What’s your favorite performance been and why?
There are a few of them. Once I played a solo concert in over 40 degrees Celsius outside in a festival tent in Milano. I was soaking wet on the stage but the audience was great and there were cool urban sounds happening around me during the concert, so that was quite special and inspiring. There was also a concert in the Norwegian Church in Cardiff with Finnish pianist Timo Alakotila and Welsh guitarist Dylan Fowler where we played my music and somehow got the vibe just right. We are all still talking about that concert. I also did an acoustic solo live on top of the old lighthouse on the little Estonian island called Ruhnu will forever stay in my system too.
Do you have any big projects or shows coming up?
The biggest project right now is to get the Playscapes live going on with all the live videos and lights. I will also release a film in my social channels from the release concert in April 2023. At the end of March I will release a music video for the Reval:Pettäsaamislugu song. Under meantime there will be some gigs in Europe and hopefully Asia too. The album making process was really intense, so I am letting it all sink before I get properly into touring. I am also writing some new music to a little show premiering in the Maritime Museum in Stockholm in April.
What are you working on next?
I have many ideas but I am not in a rush to push them into something visible and hearable. There is definitely a new album forming itself in my head already, the development of my live solo set is quite a lot of work, I am still working on choosing the most suitable gear and setup to be able to tour comfortably. I would also like to play my music together with a chamber orchestra. I am learning how to work without putting too much pressure on myself and my colleagues so I like to be here and now in everything I do and first feel the vibe and the go with it.

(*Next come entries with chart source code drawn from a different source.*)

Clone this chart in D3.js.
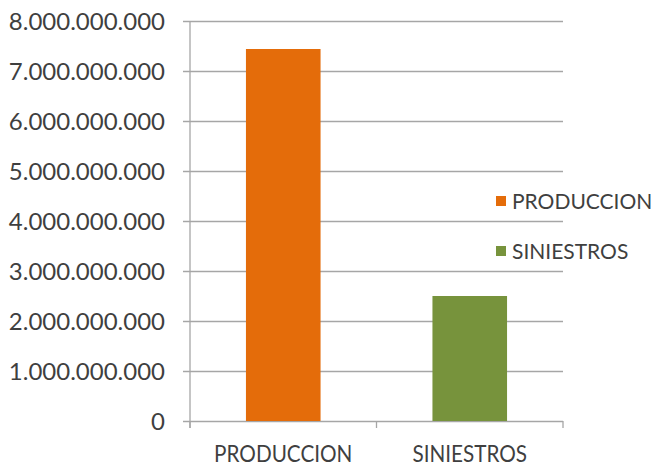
<!DOCTYPE html>
<html>
<head>
<meta charset="utf-8">
<script src="https://cdn.jsdelivr.net/npm/d3@7"></script>
<style>
  html, body { margin: 0; padding: 0; background: #fff; }
  svg { display: block; }
  text { font-family: Lato, "Open Sans", sans-serif; fill: #3f3f3f; }
</style>
</head>
<body>
<svg id="chart" width="662" height="467"></svg>
<script>
const categories = ["PRODUCCION", "SINIESTROS"];
const values = [7440000000, 2500000000];
const colors = ["#E46C0A", "#77933C"];
const yTicks = [0, 1e9, 2e9, 3e9, 4e9, 5e9, 6e9, 7e9, 8e9];

const W = 662, H = 467;
const m = { left: 190, right: 99, top: 21, bottom: 46 };
const svg = d3.select("#chart");

const x = d3.scaleBand().domain(categories).range([m.left, W - m.right]).paddingInner(0.6).paddingOuter(0.3);
const xb = d3.scaleBand().domain(categories).range([m.left, W - m.right]);
const y = d3.scaleLinear().domain([0, 8e9]).range([H - m.bottom, m.top]);

const loc = d3.formatLocale({ decimal: ",", thousands: ".", grouping: [3], currency: ["", ""] });
const fmt = loc.format(",");

function condense(sel, f) {
  sel.each(function () {
    const L = this.getComputedTextLength();
    d3.select(this).attr("textLength", L * f).attr("lengthAdjust", "spacingAndGlyphs");
  });
}

// gridlines + y labels
const yAxis = d3.axisLeft(y).tickValues(yTicks).tickFormat(fmt)
  .tickSize(-(W - m.right - m.left)).tickSizeOuter(0).tickPadding(25);
const gy = svg.append("g").attr("transform", `translate(${m.left},0)`).call(yAxis);
gy.select(".domain").remove();
gy.selectAll(".tick line").attr("stroke", "#a6a6a6").attr("stroke-width", 1.3).attr("x1", -7);
gy.selectAll(".tick text").attr("font-size", 24).attr("fill", "#3f3f3f").attr("dy", "0.36em")
  .attr("font-family", "Lato, sans-serif");

// bars
svg.append("g").selectAll("rect").data(categories).join("rect")
  .attr("x", d => x(d))
  .attr("width", x.bandwidth())
  .attr("y", (d, i) => y(values[i]))
  .attr("height", (d, i) => y(0) - y(values[i]))
  .attr("fill", (d, i) => colors[i]);

// y axis line
svg.append("line").attr("x1", m.left).attr("x2", m.left)
  .attr("y1", m.top).attr("y2", y(0) + 7)
  .attr("stroke", "#a6a6a6").attr("stroke-width", 1.3);

// x axis ticks
const xTickPos = [m.left, ...categories.map(c => xb(c) + xb.bandwidth())];
svg.append("g").selectAll("line").data(xTickPos).join("line")
  .attr("x1", d => d).attr("x2", d => d)
  .attr("y1", y(0)).attr("y2", y(0) + 7)
  .attr("stroke", "#a6a6a6").attr("stroke-width", 1.3);

svg.append("g").selectAll("text").data(categories).join("text")
  .attr("x", d => xb(d) + xb.bandwidth() / 2)
  .attr("y", 462)
  .attr("text-anchor", "middle")
  .attr("font-size", 23)
  .text(d => d)
  .call(condense, 0.9);

// legend
const lg = svg.append("g");
categories.forEach((c, i) => {
  const cy = 201 + i * 50;
  lg.append("rect").attr("x", 496).attr("y", cy - 5).attr("width", 10).attr("height", 10).attr("fill", colors[i]);
  lg.append("text").attr("x", 512).attr("y", cy).attr("dy", "0.36em").attr("font-size", 21).text(c);
});
</script>
</body>
</html>
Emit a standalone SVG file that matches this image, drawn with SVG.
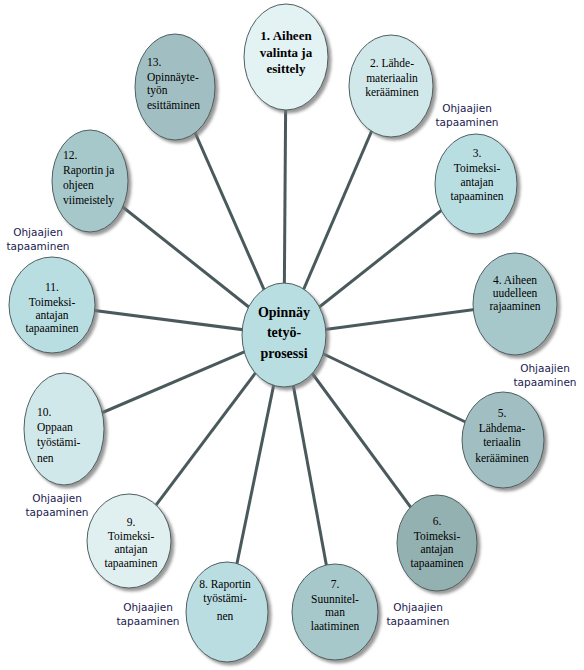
<svg xmlns="http://www.w3.org/2000/svg" width="584" height="670" viewBox="0 0 584 670">
<defs>
<filter id="sh" x="-20%" y="-20%" width="150%" height="150%">
<feDropShadow dx="3" dy="3" stdDeviation="1.5" flood-color="#777" flood-opacity="0.75"/>
</filter>
</defs>
<style>
.n{stroke:#4f5f61;stroke-width:1;filter:url(#sh)}
.t{font-family:"Liberation Serif","Times New Roman",serif;font-size:11.5px;fill:#000;text-anchor:middle}
.s{text-anchor:start}
.b{font-weight:bold;font-size:13px}
.l{font-family:"DejaVu Sans",Verdana,sans-serif;font-size:10.5px;fill:#1a1a50;text-anchor:middle}
.c{stroke:#4a5a5c;stroke-width:3;fill:none}
</style>
<rect width="584" height="670" fill="#fff"/>
<g id="connectors">
<line class="c" x1="284" y1="335" x2="286" y2="57"/>
<line class="c" x1="284" y1="335" x2="391" y2="86"/>
<line class="c" x1="284" y1="335" x2="476" y2="183"/>
<line class="c" x1="284" y1="335" x2="515" y2="304"/>
<line class="c" x1="284" y1="335" x2="503" y2="440"/>
<line class="c" x1="284" y1="335" x2="437" y2="543"/>
<line class="c" x1="284" y1="335" x2="335" y2="612"/>
<line class="c" x1="284" y1="335" x2="227" y2="612"/>
<line class="c" x1="284" y1="335" x2="129" y2="541"/>
<line class="c" x1="284" y1="335" x2="64" y2="429"/>
<line class="c" x1="284" y1="335" x2="52" y2="305"/>
<line class="c" x1="284" y1="335" x2="90" y2="181"/>
<line class="c" x1="284" y1="335" x2="175" y2="87"/>
</g>
<g id="n1">
<ellipse class="n" cx="286" cy="57" rx="42" ry="53" fill="#e3f2f3"/>
<text class="t b" x="286" y="40">1. Aiheen</text>
<text class="t b" x="286" y="57">valinta ja</text>
<text class="t b" x="286" y="73">esittely</text>
</g>
<g id="n2">
<ellipse class="n" cx="391" cy="86" rx="42" ry="51" fill="#d1e8ea"/>
<text class="t" x="392" y="67">2. Lähde-</text>
<text class="t" x="392" y="82">materiaalin</text>
<text class="t" x="392" y="96">kerääminen</text>
</g>
<g id="n3">
<ellipse class="n" cx="476" cy="184" rx="41" ry="50" fill="#b9dee2"/>
<text class="t" x="477" y="157">3.</text>
<text class="t" x="477" y="172">Toimeksi-</text>
<text class="t" x="477" y="186">antajan</text>
<text class="t" x="477" y="200">tapaaminen</text>
</g>
<g id="n4">
<ellipse class="n" cx="515" cy="304" rx="42" ry="51" fill="#a7c8cb"/>
<text class="t" x="515" y="284">4. Aiheen</text>
<text class="t" x="515" y="297">uudelleen</text>
<text class="t" x="515" y="310">rajaaminen</text>
</g>
<g id="n5">
<ellipse class="n" cx="503" cy="440" rx="41" ry="48" fill="#a1bfc2"/>
<text class="t" x="502" y="417">5.</text>
<text class="t" x="502" y="432">Lähdema-</text>
<text class="t" x="502" y="446">teriaalin</text>
<text class="t" x="502" y="462">kerääminen</text>
</g>
<g id="n6">
<ellipse class="n" cx="437" cy="543" rx="40" ry="48" fill="#94b1b2"/>
<text class="t" x="437" y="525">6.</text>
<text class="t" x="437" y="540">Toimeksi-</text>
<text class="t" x="437" y="553">antajan</text>
<text class="t" x="437" y="567">tapaaminen</text>
</g>
<g id="n7">
<ellipse class="n" cx="335" cy="612" rx="43" ry="48" fill="#a7c8cb"/>
<text class="t" x="335" y="588">7.</text>
<text class="t" x="335" y="603">Suunnitel-</text>
<text class="t" x="335" y="616">man</text>
<text class="t" x="335" y="630">laatiminen</text>
</g>
<g id="n8">
<ellipse class="n" cx="227" cy="612" rx="41" ry="50" fill="#badde2"/>
<text class="t" x="225" y="588">8. Raportin</text>
<text class="t" x="225" y="602">työstämi-</text>
<text class="t" x="225" y="620">nen</text>
</g>
<g id="n9">
<ellipse class="n" cx="129" cy="541" rx="42" ry="47" fill="#e0f0f1"/>
<text class="t" x="131" y="526">9.</text>
<text class="t" x="131" y="540">Toimeksi-</text>
<text class="t" x="131" y="553">antajan</text>
<text class="t" x="131" y="567">tapaaminen</text>
</g>
<g id="n10">
<ellipse class="n" cx="64" cy="429" rx="40" ry="56" fill="#d1e8ea"/>
<text class="t s" x="37" y="416">10.</text>
<text class="t s" x="37" y="431">Oppaan</text>
<text class="t s" x="37" y="446">työstämi-</text>
<text class="t s" x="37" y="462">nen</text>
</g>
<g id="n11">
<ellipse class="n" cx="52" cy="305" rx="43" ry="48" fill="#b9dee2"/>
<text class="t" x="52" y="291">11.</text>
<text class="t" x="52" y="306">Toimeksi-</text>
<text class="t" x="52" y="319">antajan</text>
<text class="t" x="52" y="332">tapaaminen</text>
</g>
<g id="n12">
<ellipse class="n" cx="90" cy="181" rx="38" ry="51" fill="#a7c8cb"/>
<text class="t s" x="63" y="159">12.</text>
<text class="t s" x="63" y="174">Raportin ja</text>
<text class="t s" x="63" y="189">ohjeen</text>
<text class="t s" x="63" y="204">viimeistely</text>
</g>
<g id="n13">
<ellipse class="n" cx="175" cy="87" rx="40" ry="53" fill="#a1bfc2"/>
<text class="t s" x="147" y="66">13.</text>
<text class="t s" x="147" y="81">Opinnäyte-</text>
<text class="t s" x="147" y="94">työn</text>
<text class="t s" x="147" y="109">esittäminen</text>
</g>
<g id="center">
<ellipse class="n" cx="284" cy="335" rx="42" ry="52" fill="#b9dee2"/>
<text class="t b" style="font-size:14px" x="284" y="317">Opinnäy</text>
<text class="t b" style="font-size:14px" x="284" y="337">tetyö-</text>
<text class="t b" style="font-size:14px" x="284" y="358">prosessi</text>
</g>
<g id="labels">
<text class="l" x="467" y="112">Ohjaajien</text>
<text class="l" x="467" y="126">tapaaminen</text>
<text class="l" x="545" y="372">Ohjaajien</text>
<text class="l" x="545" y="386">tapaaminen</text>
<text class="l" x="418" y="611">Ohjaajien</text>
<text class="l" x="418" y="625">tapaaminen</text>
<text class="l" x="148" y="611">Ohjaajien</text>
<text class="l" x="148" y="625">tapaaminen</text>
<text class="l" x="57" y="502">Ohjaajien</text>
<text class="l" x="57" y="516">tapaaminen</text>
<text class="l" x="38" y="236">Ohjaajien</text>
<text class="l" x="38" y="250">tapaaminen</text>
</g>
</svg>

What does the term Produced By a Girl mean to you?
I hear support and sisterhood. It reminds me of Keychange project where I had the honour to participate last year. Keychange is a movement fighting for a sustainable music industry and it supports talented but underrepresented artists and encourages organisations to take a pledge for gender equality. I think that everyone has an equal right to be heard and seen regardless the gender, age, nationality, etc And I very much want to work towards those values in the industry and I choose my collaborative partners according to those values. We are all in this together.